Pre-Train BERT from scratch

I want to pre-train BERT from scratch on a domain-specific dataset. How should I go with it? I tried some code online but ran into issues. I have never done pytorch or Tensorflow before so I can’t understand most of the code online

You’ll need two things:

  1. How to train such a model. In case you do have theoretical knowledge in the domain of ML and DL, you can read the paper presenting BERT. You can find the information regards the training regime, the masking probability, tokens they trained on, scheduler, and so on.

  2. The second is how to code it. For that end, huggingface deliver a script which can do that for you.
    The script you need is the run_mlm.py from this repo.
    You can see in the repo a simple example of how to run the script, but you can give it many more parameters for your needs, including training from scratch a given model (for example BERT).
    The script calls the Trainer class along with TrainingArguments class.
    I recommend you understand from the paper how you should train your BERT, then apply it with the script. Most if not all of your needs are already included somehow in the optional arguments for the script.
    Good luck!

2 Likes

Thank you for your suggestion. I see this is for pre-training for MLM task. Could you tell me how to work with NSP task. I am having issues dealing with this. This is an error I get:
RuntimeError: The size of tensor a (763) must match the size of tensor b (512) at non-singleton dimension 1

I tried limiting the max len too by passing argument but did not work/

NSP is the task that introduced with the original paper to capture meaning over long text, but later studies especially RoBERTa, showed that it is not only unnecessary step but also hurts quality of model. So, it might not be good idea to start with this.
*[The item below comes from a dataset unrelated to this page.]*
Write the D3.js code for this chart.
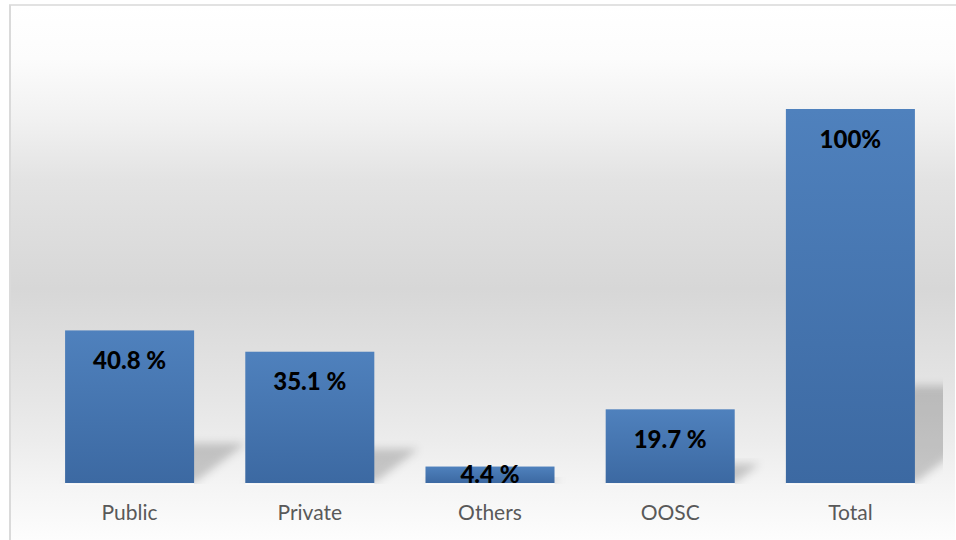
<!DOCTYPE html>
<html>
<head>
<meta charset="utf-8">
<script src="https://cdn.jsdelivr.net/npm/d3@7/dist/d3.min.js"></script>
<style>
  html, body { margin: 0; padding: 0; background: #ffffff; }
  svg { display: block; }
</style>
</head>
<body>
<svg id="chart" width="956" height="540"></svg>
<script>
// Share of children by school type
const categories = ["Public", "Private", "Others", "OOSC", "Total"];
const values = [40.8, 35.1, 4.4, 19.7, 100];
const valueLabels = ["40.8 %", "35.1 %", "4.4 %", "19.7 %", "100%"];

const W = 956, H = 540;
const svg = d3.select("#chart");
const defs = svg.append("defs");

// Chart area background: soft vertical grey band
const bg = defs.append("linearGradient")
  .attr("id", "bgGrad").attr("x1", 0).attr("y1", 0).attr("x2", 0).attr("y2", 1);
[[0, "#ffffff"], [0.10, "#fcfcfc"], [0.215, "#f1f1f1"], [0.327, "#e3e3e3"],
 [0.53, "#d7d7d7"], [0.738, "#e6e6e6"], [0.813, "#ececec"], [0.893, "#f4f4f4"],
 [1, "#fdfdfd"]].forEach(([o, c]) => bg.append("stop").attr("offset", o).attr("stop-color", c));

// Bar fill: lighter blue at the top, deeper at the base
const barGrad = defs.append("linearGradient")
  .attr("id", "barGrad").attr("x1", 0).attr("y1", 0).attr("x2", 0).attr("y2", 1);
barGrad.append("stop").attr("offset", 0).attr("stop-color", "#4f81bd");
barGrad.append("stop").attr("offset", 1).attr("stop-color", "#3c69a2");

const blur = defs.append("filter").attr("id", "shadowBlur")
  .attr("x", "-30%").attr("y", "-30%").attr("width", "160%").attr("height", "160%");
blur.append("feGaussianBlur").attr("stdDeviation", 4);

const margin = { left: 10, top: 5 };
svg.append("rect")
  .attr("x", margin.left).attr("y", margin.top)
  .attr("width", 945).attr("height", H - margin.top)
  .attr("fill", "url(#bgGrad)");

// Frame lines (top and left)
svg.append("line").attr("x1", 9).attr("x2", W).attr("y1", 5).attr("y2", 5)
  .attr("stroke", "#d9d9d9").attr("stroke-width", 1.5);
svg.append("line").attr("x1", 10).attr("x2", 10).attr("y1", 5).attr("y2", H)
  .attr("stroke", "#dadada").attr("stroke-width", 2);

const x = d3.scaleBand()
  .domain(categories)
  .range([39.5, 940.5])
  .paddingInner(0.284)
  .paddingOuter(0.142);

const y = d3.scaleLinear().domain([0, 100]).range([483, 109]);
const base = y(0);

const data = categories.map((c, i) => ({ cat: c, v: values[i], label: valueLabels[i] }));

// Perspective shadows cast back and to the right
defs.append("clipPath").attr("id", "plotClip")
  .append("rect").attr("x", 12).attr("y", 0).attr("width", 931).attr("height", base + 1);

svg.append("g")
  .attr("clip-path", "url(#plotClip)")
  .selectAll("path")
  .data(data)
  .join("path")
  .attr("d", d => {
    const x0 = x(d.cat), x1 = x0 + x.bandwidth();
    const h = (base - y(d.v)) * 0.26;
    const s = h * 1.3;
    return `M${x0},${base}L${x1},${base}L${x1 + s},${base - h}L${x0 + s},${base - h}Z`;
  })
  .attr("fill", "#000")
  .attr("fill-opacity", 0.19)
  .attr("filter", "url(#shadowBlur)");

// Light reflection line under each bar
svg.append("g").selectAll("rect")
  .data(data)
  .join("rect")
  .attr("x", d => x(d.cat))
  .attr("y", base)
  .attr("width", x.bandwidth())
  .attr("height", 2)
  .attr("fill", "#ffffff")
  .attr("fill-opacity", 0.6);

// Bars
svg.append("g").selectAll("rect")
  .data(data)
  .join("rect")
  .attr("x", d => x(d.cat))
  .attr("y", d => y(d.v))
  .attr("width", x.bandwidth())
  .attr("height", d => base - y(d.v))
  .attr("fill", "url(#barGrad)");

// Value labels inside the bar ends
svg.append("g").selectAll("text")
  .data(data)
  .join("text")
  .attr("x", d => x(d.cat) + x.bandwidth() / 2)
  .attr("y", d => Math.min(y(d.v) + 30, (y(d.v) + base) / 2))
  .attr("dy", "0.36em")
  .attr("text-anchor", "middle")
  .attr("font-family", "Lato, 'Open Sans', sans-serif")
  .attr("font-weight", 900)
  .attr("font-size", 24)
  .attr("fill", "#000000")
  .text(d => d.label);

// Category axis (labels only)
const axis = svg.append("g")
  .attr("transform", `translate(0,${base})`)
  .call(d3.axisBottom(x).tickSize(0).tickPadding(0));
axis.select(".domain").remove();
axis.selectAll("text")
  .attr("y", 37)
  .attr("dy", 0)
  .attr("font-family", "Lato, 'Open Sans', sans-serif")
  .attr("font-size", 21)
  .attr("fill", "#595959");
</script>
</body>
</html>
I have been working to pre-train BERT-type model from scratch and I found James Briggs tutorial good starting point. Also, MosaicML’s claim to pre-train BERT model under $50 is something to consider.

2 Likes

Thank you for suggestion and explanation. Could you please inform me how to train a pre-trained BERT model for my dataset which is a combination of DNA sequence and methylation information, Token: [A,T,C,G,M,UM] and using k-mer for creating sequences. Can I use the run _mlm.py?

Thank you for suggestion and explanation. Could you please inform me how to train a pre-trained BERT model for my dataset which is a combination of DNA sequence and methylation information, Token: [A,T,C,G,M,UM] and using k-mer for creating sequences. Can I use the run _mlm.py?